A stylized maple leaf designed by a 19-year-old student has been selected as the official logo of Canada’s upcoming 150th anniversary celebrations in 2017.
The multi-coloured logo featuring diamond shapes of various sizes topped over 300 entries considered in the federal government’s student-only national logo design competition. The design holds a striking resemblance to the 1967 logo celebrating Canada’s centennial, which is a maple leaf made of multicoloured triangles.

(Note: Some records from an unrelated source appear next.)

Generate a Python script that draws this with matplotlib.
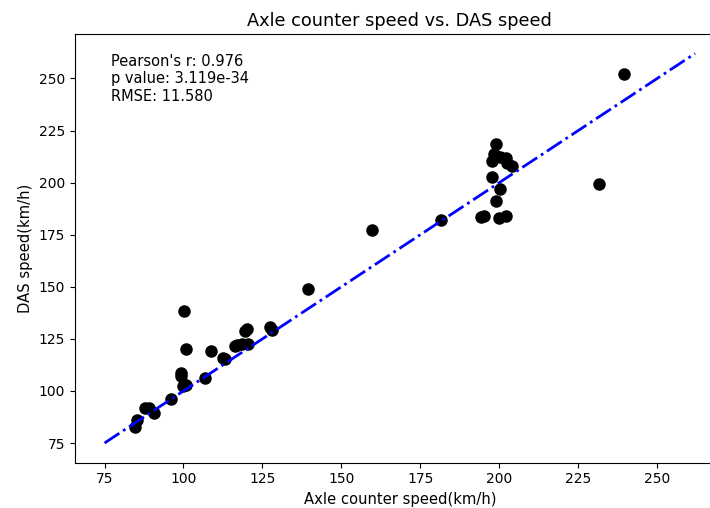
import matplotlib
matplotlib.use("Agg")
import matplotlib.pyplot as plt
import numpy as np

axle_speed = [84.8, 85.2, 87.7, 89.0, 90.6, 96.0, 99.1, 99.1, 99.8, 100.7,
              100.1, 100.7, 106.8, 108.7, 112.5, 113.0, 116.3, 117.0, 118.5,
              119.5, 120.0, 120.4, 127.4, 128.0, 139.5, 159.8, 181.7, 194.1,
              195.1, 197.6, 197.6, 198.3, 198.9, 198.9, 199.8, 200.2, 200.2,
              202.1, 202.1, 202.4, 204.0, 231.6, 239.6]
das_speed = [82.7, 86.0, 91.8, 91.8, 89.6, 96.1, 108.6, 107.0, 102.3, 103.0,
             138.3, 120.1, 106.2, 119.1, 115.8, 115.5, 121.5, 122.0, 122.5,
             128.7, 129.7, 122.5, 130.7, 129.2, 148.9, 177.2, 182.0, 183.4,
             184.2, 210.3, 202.6, 213.7, 218.5, 191.1, 183.0, 212.2, 196.9,
             211.8, 184.2, 209.4, 207.9, 199.3, 252.2]
line_range = [75, 262]
ticks = [75, 100, 125, 150, 175, 200, 225, 250]
stats_text = "Pearson's r: 0.976\np value: 3.119e-34\nRMSE: 11.580"

fig = plt.figure(figsize=(7.1, 5.08), dpi=100)
# axes extends past the right edge (reference image is cropped there)
ax = fig.add_axes([75 / 710, (508 - 462.5) / 508, (724.6 - 75) / 710, (462.5 - 34) / 508])
ax.plot(axle_speed, das_speed, 'o', color='black', markersize=8)
ax.plot(line_range, line_range, '-.', color='blue', linewidth=2)
ax.margins(0.05)
ax.set_xticks(ticks)
ax.set_yticks(ticks)
ax.tick_params(labelsize=10)
ax.text(77.2, 261.8, stats_text, va='top', ha='left', fontsize=10.5)
ax.set_title("Axle counter speed vs. DAS speed", fontsize=12.75)
ax.set_xlabel("Axle counter speed(km/h)", fontsize=10.6)
ax.set_ylabel("DAS speed(km/h)", fontsize=10.6)
fig.savefig("out.png", dpi=100)
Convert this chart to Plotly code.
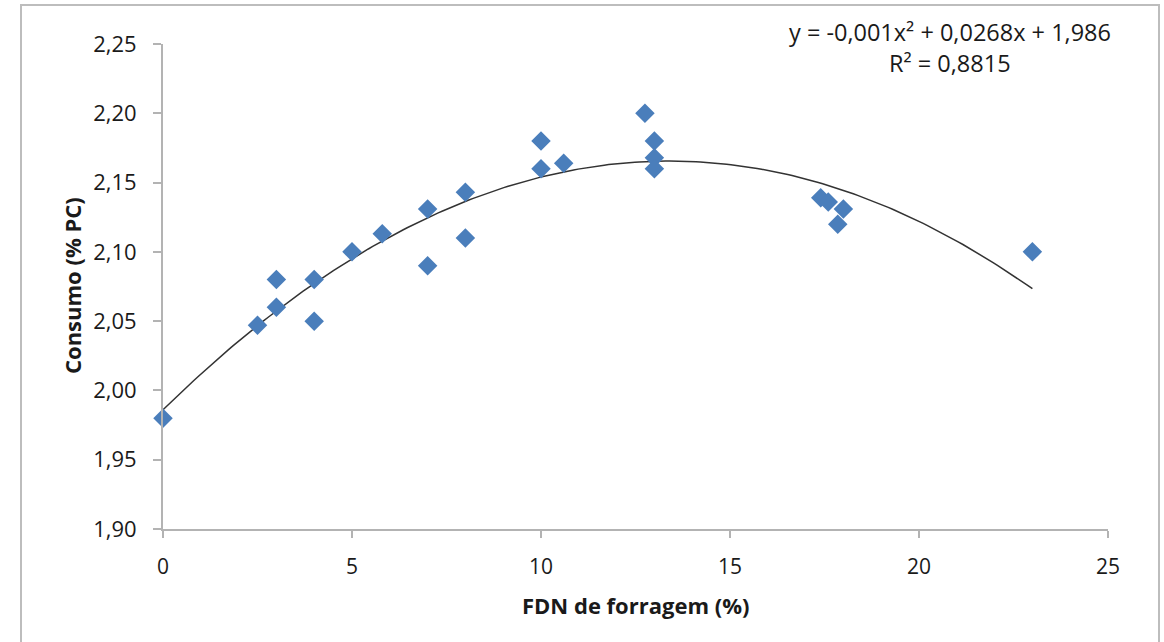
import numpy as np
import plotly.graph_objects as go

# Data
fdn_forragem = [0, 2.5, 3, 3, 4, 4, 5, 5.8, 7, 7, 8, 8, 10, 10, 10.6, 12.75, 13, 13, 13, 17.4, 17.6, 18, 17.85, 23]
consumo = [1.98, 2.047, 2.08, 2.06, 2.08, 2.05, 2.10, 2.113, 2.131, 2.09, 2.143, 2.11, 2.18, 2.16, 2.164, 2.20, 2.18, 2.168, 2.16, 2.139, 2.136, 2.131, 2.12, 2.10]

# Trendline coefficients as printed on the chart
coef_a = -0.001
coef_b = 0.0268
coef_c = 1.986
r2_text = "0,8815"

x_ticks = [0, 5, 10, 15, 20, 25]
y_ticks = [1.90, 1.95, 2.00, 2.05, 2.10, 2.15, 2.20, 2.25]
y_tick_labels = ["1,90", "1,95", "2,00", "2,05", "2,10", "2,15", "2,20", "2,25"]

W, H = 1164, 642
ML, MR, MT, MB = 163, 56, 44, 113
pw, ph = W - ML - MR, H - MT - MB

def px2paper_x(px):
    return (px - ML) / pw

def px2paper_y(py):
    return (H - MB - py) / ph

xs = np.linspace(min(fdn_forragem), max(fdn_forragem), 200)
ys = coef_a * xs**2 + coef_b * xs + coef_c

FONT = "Open Sans"
TXT = "#1a1a1a"
AX = "#b3b3b3"

fig = go.Figure()
fig.add_trace(go.Scatter(x=xs, y=ys, mode="lines",
                         line=dict(color="#333333", width=1.5),
                         hoverinfo="skip", showlegend=False))
fig.add_trace(go.Scatter(x=fdn_forragem, y=consumo, mode="markers",
                         marker=dict(symbol="diamond", size=15, color="#4a7ebb"),
                         cliponaxis=False, showlegend=False))

fig.update_layout(
    width=W, height=H,
    margin=dict(l=ML, r=MR, t=MT, b=MB, autoexpand=False),
    paper_bgcolor="white", plot_bgcolor="white",
    font=dict(family=FONT, size=20, color=TXT),
    xaxis=dict(range=[0, 25], tickvals=x_ticks, ticktext=[str(v) for v in x_ticks],
               showgrid=False, zeroline=False, showline=True, linecolor=AX, linewidth=2,
               ticks="outside", ticklen=7, tickcolor=AX, tickwidth=2,
               tickfont=dict(size=21), ticklabelstandoff=11, automargin=False),
    yaxis=dict(range=[1.90, 2.25], tickvals=y_ticks, ticktext=y_tick_labels,
               showgrid=False, zeroline=False, showline=True, linecolor=AX, linewidth=2,
               ticks="outside", ticklen=8, tickcolor=AX, tickwidth=2,
               tickfont=dict(size=22), ticklabelstandoff=12, automargin=False),
    annotations=[
        dict(xref="paper", yref="paper", x=px2paper_x(950), y=px2paper_y(32),
             text="y = -0,001x² + 0,0268x + 1,986", showarrow=False,
             xanchor="center", yanchor="middle", font=dict(size=23.5, color=TXT)),
        dict(xref="paper", yref="paper", x=px2paper_x(950), y=px2paper_y(63),
             text="R² = " + r2_text, showarrow=False,
             xanchor="center", yanchor="middle", font=dict(size=23.5, color=TXT)),
        dict(xref="paper", yref="paper", x=px2paper_x(635), y=px2paper_y(605),
             text="<b>FDN de forragem (%)</b>", showarrow=False,
             xanchor="center", yanchor="middle", font=dict(size=22, color=TXT)),
        dict(xref="paper", yref="paper", x=px2paper_x(72), y=px2paper_y(286),
             text="<b>Consumo (% PC)</b>", showarrow=False, textangle=-90,
             xanchor="center", yanchor="middle", font=dict(size=22, color=TXT)),
    ],
    shapes=[dict(type="rect", xref="paper", yref="paper",
                 x0=px2paper_x(21), x1=px2paper_x(1159),
                 y0=px2paper_y(660), y1=px2paper_y(5),
                 line=dict(color="#bdbdbd", width=2), layer="below")],
)

fig.write_html("out.html", config={"displayModeBar": False},
               post_script="document.body.style.margin='0';document.body.style.overflow='hidden';")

Ariana Cuvin, a University of Western Ontario business and digital arts student, said the four largest diamonds are meant to represent the four provinces that formed Confederation in 1867. The remaining smaller diamonds represent the remaining provinces and territories that later joined the country.
Canada 150 (2017)
Canada 100 (2017)
“The repeated shape is meant to create a sense of unity and the 13 shapes forming the leaf represents our togetherness as a country,” Cuvin writes.
“In the coloured iterations, the centre four diamonds are similar in colour. From left to right, similar colours are used in a row to show the provinces and territories that joined Canada in the same year. The multi-coloured iteration gives a feeling of diversity while the red one shows pride and unity.”
Cuvin received a $5,000 prize for her winning design, which will be used in all of the federal government’s events and products for the 150th anniversary.
However, the selected design and the logo competition have hit a sour note with Canada’s professional design community to the extent that a petition was circulated calling for a halt to the ‘exploitive’ competition.
“The Canadian government ignored the comments from professional designers and students across Canada and announced the ‘winner’ of their Canada 150 speculative logo design contest,” reads an open letter by Adrian Jean CGD, president of Graphic Designers of Canada.
“As a professional designer I am deeply disheartened that our government would choose to exploit students in this manner despite our efforts to educate the government that contests like these are unethical, detrimental to students, to professional graphic designers, and to Canada in general.”
But Cuvin says she doesn’t feel that way. “I don’t feel like I was being exploited. It was my choice to join the contest. I knew what I was getting out of it in the end,” Cuvin told the Ottawa Citizen.
The logo competition was launched after Heritage Canada received highly negative reviews for its initial design considerations in 2013. A $40,000 commissioned study on the first five options described the designs as too hockey-centric and even ‘too American.’